どのような経緯や環境の中で不登校になるのかは様々です。教育熱心な家庭であれば保護者が一緒に問題解決に取り組むでしょうが、そうではない家庭環境の子も多いように思います。そういった子どもたちはどうやってeboardにたどり着くのでしょうか。
中村さん:そういった子たちがたどり着く経緯として多いのは、学校や教育委員会でeboardを導入してもらって、不登校や教室に入れない子が出てきたらeboardを割り振ってもらうという仕組みの中からです。他には、家から出られない子もいるので、そういう子にはソーシャルワーカーさんが家庭訪問した時にeboardを紹介していただくというケースも増えています。やはり大事なのは“現場を通じて”というところですね。不登校の子たちにもしっかり届けようと考えると、絶対に“人”というソフトな部分が動いてこないと実現できないので。技術と人、そこをちゃんと掛け合わせていかないといけないなと思っています。
「学びをあきらめない社会」の実現のために
eboardが目指すのは、たとえ、どんな環境にあっても、子供たちが「学んでみよう」と思ったとき、子どもたちの学びを「支えたい」と思ったとき、「いつでも、どこでも」それが実現できる、そんな「学びをあきらめない社会」の実現。このミッションを実現すべく、ルビ・字幕の取り組みを通してこれからeboardが向かおうとしているのはどのようなところでしょうか。
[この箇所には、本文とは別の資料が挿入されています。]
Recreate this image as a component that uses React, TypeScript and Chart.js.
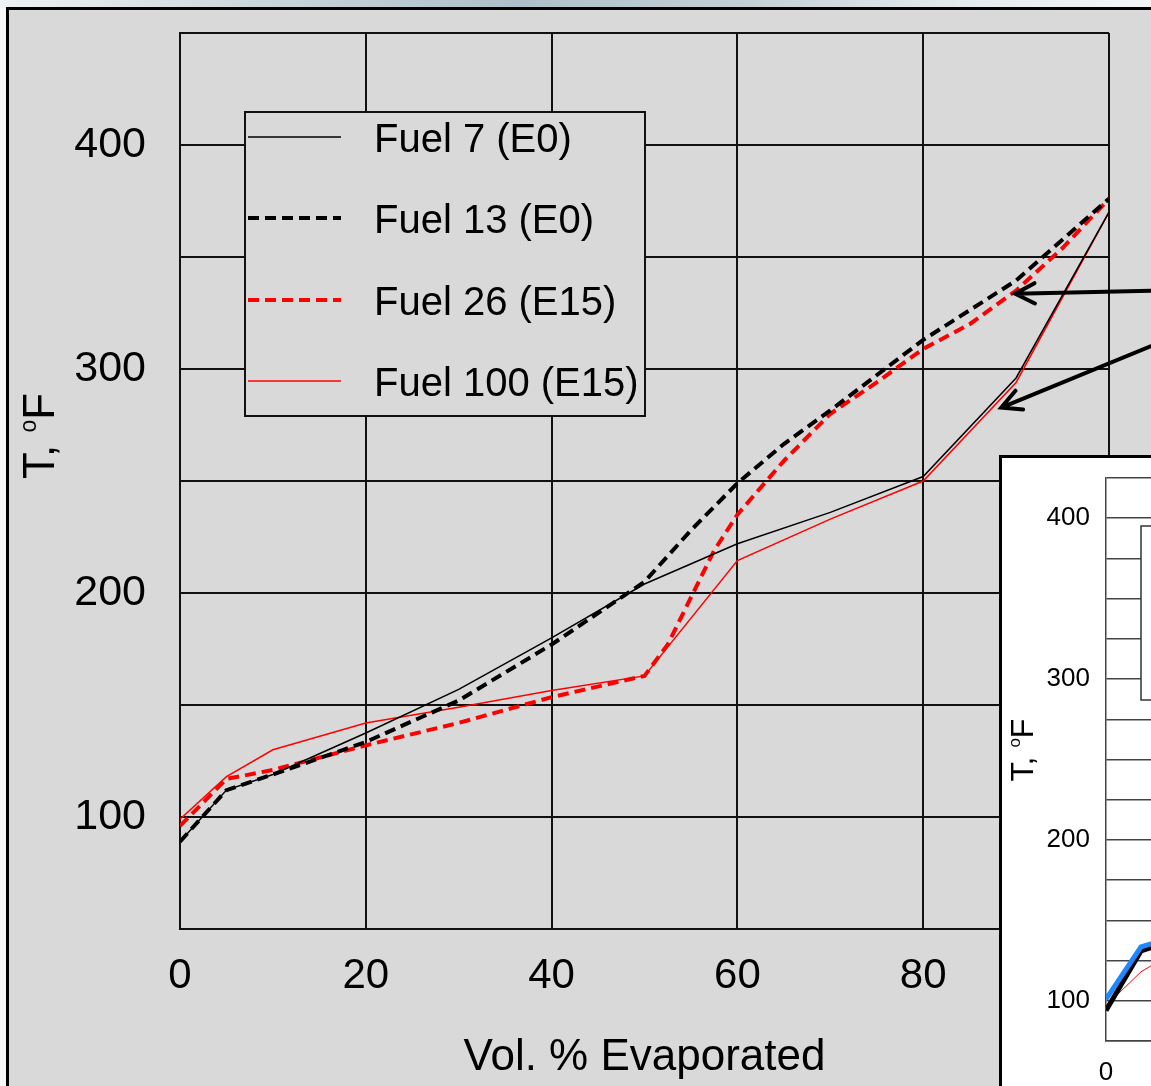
import { useEffect, useRef } from "react";
import { Chart, registerables } from "chart.js";

Chart.register(...registerables);

const FONT = '"Liberation Sans", Arial, sans-serif';

// ---------- Main chart data ----------
const xTicks = [0, 20, 40, 60, 80, 100];
const yTickLabels = [100, 200, 300, 400];

const fuel7X = [0, 5, 10, 20, 30, 40, 50, 60, 70, 80, 90, 100];
const fuel7T = [89, 112, 119, 137.5, 157, 180, 204, 222, 236, 252, 296, 370];

const fuel13X = [0, 5, 10, 20, 30, 40, 45, 50, 55, 60, 65, 70, 80, 90, 100];
const fuel13T = [89, 112, 119, 133.5, 152, 177, 191, 205, 228, 249, 266.5, 281.5, 313, 339.5, 376];

const fuel26X = [0, 5, 10, 20, 30, 40, 50, 52.5, 55, 57.5, 60, 65, 70, 75, 80, 85, 90, 95, 100];
const fuel26T = [96, 117, 121, 132, 142, 153.5, 163, 177, 198, 219, 235, 259, 280, 294, 309, 320, 335, 354, 376];

const fuel100X = [0, 5, 10, 20, 30, 40, 50, 60, 70, 80, 90, 100];
const fuel100T = [99, 118, 130, 142, 149, 156.5, 163, 214.5, 233, 250, 294, 370];

const seriesLabels = ["Fuel 7 (E0)", "Fuel 13 (E0)", "Fuel 26 (E15)", "Fuel 100 (E15)"];

// annotation arrows (data coordinates: tail -> tip)
const arrowTails = [
  [110, 335.4],
  [110, 319.5],
];
const arrowTips = [
  [89.9, 333.6],
  [88.4, 282.8],
];

// ---------- Inset chart data ----------
const insetBlueX = [0, 5, 10];
const insetBlueT = [101, 133.5, 140];
const insetBlackX = [0, 5, 10];
const insetBlackT = [94, 131, 138];
const insetRedX = [0, 5, 10];
const insetRedT = [97, 118, 131];

const toPts = (xs: number[], ys: number[]) => xs.map((x, i) => ({ x, y: ys[i] }));

function drawYTitle(ctx: CanvasRenderingContext2D, cx: number, cy: number, size: number) {
  const sup = Math.round(size * 0.53);
  const f = (s: number) => `${s}px ${FONT}`;
  ctx.save();
  ctx.translate(cx, cy);
  ctx.rotate(-Math.PI / 2);
  ctx.fillStyle = "#000";
  ctx.textAlign = "left";
  ctx.textBaseline = "alphabetic";
  ctx.font = f(size);
  const w1 = ctx.measureText("T, ").width;
  const w3 = ctx.measureText("F").width;
  ctx.font = f(sup);
  const w2 = ctx.measureText("o").width;
  const total = w1 + w2 + w3;
  const base = (size * 0.716) / 2;
  let u = -total / 2;
  ctx.font = f(size);
  ctx.fillText("T, ", u, base);
  u += w1;
  ctx.font = f(sup);
  ctx.fillText("o", u, base - size * 0.41);
  u += w2;
  ctx.font = f(size);
  ctx.fillText("F", u, base);
  ctx.restore();
}

const mainDecor = {
  id: "mainDecor",
  afterDatasetsDraw(chart: any) {
    const { ctx, chartArea, scales } = chart;
    // legend box
    const lx = chartArea.left + 65;
    const ly = chartArea.top + 79;
    const lw = 400;
    const lh = 304;
    ctx.save();
    ctx.fillStyle = "#d9d9d9";
    ctx.fillRect(lx, ly, lw, lh);
    ctx.strokeStyle = "#111";
    ctx.lineWidth = 2;
    ctx.strokeRect(lx, ly, lw, lh);
    const rows = [25, 106, 188, 269];
    chart.data.datasets.forEach((ds: any, i: number) => {
      const yy = ly + rows[i];
      ctx.beginPath();
      ctx.setLineDash(ds.borderDash || []);
      ctx.strokeStyle = ds.borderColor;
      ctx.lineWidth = ds.borderWidth;
      ctx.moveTo(lx + 3, yy);
      ctx.lineTo(lx + 96, yy);
      ctx.stroke();
      ctx.setLineDash([]);
      ctx.fillStyle = "#000";
      ctx.font = `40px ${FONT}`;
      ctx.textAlign = "left";
      ctx.textBaseline = "middle";
      ctx.fillText(ds.label, lx + 129, yy + 4);
    });
    ctx.restore();

    // arrows
    const xs = scales.x;
    const ys = scales.y;
    ctx.save();
    ctx.strokeStyle = "#000";
    ctx.lineWidth = 4;
    ctx.lineCap = "round";
    arrowTips.forEach((tip, i) => {
      const tail = arrowTails[i];
      const x1 = xs.getPixelForValue(tail[0]);
      const y1 = ys.getPixelForValue(tail[1]);
      const x2 = xs.getPixelForValue(tip[0]);
      const y2 = ys.getPixelForValue(tip[1]);
      const ang = Math.atan2(y1 - y2, x1 - x2);
      const hl = 22;
      const ha = 0.48;
      ctx.beginPath();
      ctx.moveTo(x1, y1);
      ctx.lineTo(x2, y2);
      ctx.moveTo(x2 + hl * Math.cos(ang - ha), y2 + hl * Math.sin(ang - ha));
      ctx.lineTo(x2, y2);
      ctx.lineTo(x2 + hl * Math.cos(ang + ha), y2 + hl * Math.sin(ang + ha));
      ctx.stroke();
    });
    ctx.restore();
  },
  afterDraw(chart: any) {
    drawYTitle(chart.ctx, 38, 436, 44);
  },
};

const insetDecor = {
  id: "insetDecor",
  afterDatasetsDraw(chart: any) {
    const { ctx, chartArea } = chart;
    ctx.save();
    ctx.fillStyle = "#fff";
    ctx.fillRect(chartArea.left + 35, chartArea.top + 48, 500, 174);
    ctx.strokeStyle = "#333";
    ctx.lineWidth = 1.5;
    ctx.strokeRect(chartArea.left + 35, chartArea.top + 48, 500, 174);
    ctx.restore();
  },
  afterDraw(chart: any) {
    drawYTitle(chart.ctx, 20, 292, 32);
  },
};

const fixX = (h: number) => (s: any) => {
  s.height = h;
  s.paddingLeft = 0;
  s.paddingRight = 0;
};
const fixY = (w: number) => (s: any) => {
  s.width = w;
  s.paddingTop = 0;
  s.paddingBottom = 0;
};

export default function App() {
  const mainRef = useRef<HTMLCanvasElement>(null);
  const insetRef = useRef<HTMLCanvasElement>(null);

  useEffect(() => {
    const main = new Chart(mainRef.current as HTMLCanvasElement, {
      type: "line",
      data: {
        datasets: [
          {
            label: seriesLabels[0],
            data: toPts(fuel7X, fuel7T),
            borderColor: "#000",
            borderWidth: 1.5,
            pointRadius: 0,
          },
          {
            label: seriesLabels[1],
            data: toPts(fuel13X, fuel13T),
            borderColor: "#000",
            borderWidth: 4,
            borderDash: [11, 6],
            pointRadius: 0,
          },
          {
            label: seriesLabels[2],
            data: toPts(fuel26X, fuel26T),
            borderColor: "#ff0000",
            borderWidth: 4,
            borderDash: [11, 6],
            pointRadius: 0,
          },
          {
            label: seriesLabels[3],
            data: toPts(fuel100X, fuel100T),
            borderColor: "#ff0000",
            borderWidth: 1.5,
            pointRadius: 0,
          },
        ],
      } as any,
      options: {
        animation: false,
        responsive: false,
        devicePixelRatio: 1,
        layout: { padding: { top: 33, right: 42, left: 0, bottom: 0 } },
        plugins: { legend: { display: false }, tooltip: { enabled: false } },
        elements: { line: { tension: 0 } },
        scales: {
          x: {
            type: "linear",
            min: 0,
            max: 100,
            afterFit: fixX(157),
            afterBuildTicks: (s: any) => {
              s.ticks = xTicks.map((v) => ({ value: v }));
            },
            ticks: {
              color: "#000",
              font: { size: 42, family: FONT },
              padding: 22,
              maxRotation: 0,
            },
            grid: { color: "#111", lineWidth: 2, drawTicks: false },
            border: { color: "#111", width: 2 },
            title: {
              display: true,
              text: "Vol. % Evaporated",
              color: "#000",
              font: { size: 44, family: FONT },
              padding: { top: 0, bottom: 2 },
            },
          },
          y: {
            type: "linear",
            min: 50,
            max: 450,
            afterFit: fixY(180),
            ticks: {
              stepSize: 50,
              color: "#000",
              font: { size: 43, family: FONT },
              padding: 34,
              callback: (v: any) => (yTickLabels.includes(Number(v)) ? String(v) : ""),
            },
            grid: { color: "#111", lineWidth: 2, drawTicks: false },
            border: { color: "#111", width: 2 },
          },
        },
      } as any,
      plugins: [mainDecor],
    });

    const inset = new Chart(insetRef.current as HTMLCanvasElement, {
      type: "line",
      data: {
        datasets: [
          {
            label: "blue",
            data: toPts(insetBlueX, insetBlueT),
            borderColor: "#1e88ff",
            borderWidth: 5,
            pointRadius: 0,
          },
          {
            label: "black",
            data: toPts(insetBlackX, insetBlackT),
            borderColor: "#000",
            borderWidth: 5,
            pointRadius: 0,
          },
          {
            label: "red",
            data: toPts(insetRedX, insetRedT),
            borderColor: "#ff0000",
            borderWidth: 1,
            pointRadius: 0,
          },
        ],
      } as any,
      options: {
        animation: false,
        responsive: false,
        devicePixelRatio: 1,
        layout: { padding: { top: 20, right: 16, left: 0, bottom: 0 } },
        plugins: { legend: { display: false }, tooltip: { enabled: false } },
        elements: { line: { tension: 0 } },
        scales: {
          x: {
            type: "linear",
            min: 0,
            max: 100,
            afterFit: fixX(67),
            afterBuildTicks: (s: any) => {
              s.ticks = xTicks.map((v) => ({ value: v }));
            },
            ticks: {
              color: "#000",
              font: { size: 26, family: FONT },
              padding: 16,
              maxRotation: 0,
            },
            grid: { display: false, drawTicks: false },
            border: { color: "#444", width: 1.5 },
          },
          y: {
            type: "linear",
            min: 75,
            max: 425,
            afterFit: fixY(104),
            ticks: {
              stepSize: 25,
              color: "#000",
              font: { size: 26, family: FONT },
              padding: 16,
              callback: (v: any) => (yTickLabels.includes(Number(v)) ? String(v) : ""),
            },
            grid: { color: "#444", lineWidth: 1.5, drawTicks: false },
            border: { color: "#444", width: 1.5 },
          },
        },
      } as any,
      plugins: [insetDecor],
    });

    return () => {
      main.destroy();
      inset.destroy();
    };
  }, []);

  return (
    <div
      style={{
        position: "fixed",
        left: 0,
        top: 0,
        width: 1151,
        height: 1086,
        overflow: "hidden",
        background: "#f7f7f7",
      }}
    >
      <div
        style={{
          position: "absolute",
          left: 0,
          top: 0,
          width: 1151,
          height: 8,
          background:
            "linear-gradient(90deg, #eef2f3 0%, #cbd6dc 22%, #afbfc9 45%, #c4d0d7 65%, #e6ecef 85%, #f3f6f7 100%)",
        }}
      />
      <div
        style={{
          position: "absolute",
          left: 6,
          top: 7,
          width: 1300,
          height: 1200,
          borderLeft: "3px solid #000",
          borderTop: "3px solid #000",
          background: "#d9d9d9",
        }}
      />
      <canvas
        ref={mainRef}
        width={1151}
        height={1086}
        style={{ position: "absolute", left: 0, top: 0, display: "block" }}
      />
      <div
        style={{
          position: "absolute",
          left: 999,
          top: 455,
          width: 900,
          height: 800,
          border: "3px solid #000",
          background: "#fff",
        }}
      >
        <canvas
          ref={insetRef}
          width={820}
          height={650}
          style={{ position: "absolute", left: 0, top: 0, display: "block" }}
        />
      </div>
    </div>
  );
}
中村さん:ルビ財団が“財団”として活動しているのもそうだと思うのですが、社会全体のベースとして、学習を保障する機会をつくるにはNPOとして活動する必要があると思っています。多くの子はルビがなくても学べますし、支援が必要な子たちのためにルビ・字幕をつけましょうとなると、企業だとどうしても「儲かるの?」という話になってしまって回りづらいんですよね。
私たちのミッションは「学びをあきらめない社会の実現」なので、「あきらめる」ことは選ばずにしっかりやっていきたいなと思っています。
イメージとしては「学びの手すりを敷こう」という感じです。個々の障害に応じて「エレベーターをつくろう」だとコストがかかりすぎるんですが 、手すりならできるんじゃないかと。手すりがあることで「階段も登れました」とか「(手すりが)なくても登れるけど、あれば楽だった」という人もいるんじゃないかと思います。そういったグラデーションが生まれることを想像すると、自然な形でひろがっていくのではないかと思うんですよね。だからeboardの活動を通して、いろんなところに「学びの手すり」を敷くのが私たちの役割だと考えています。我々が教材を通して提供している本当の価値は何か、誰にどういったものを届けたいのか、そういった部分をもっと尖らせる思いでeboardはこれからも進んでいきたいですね。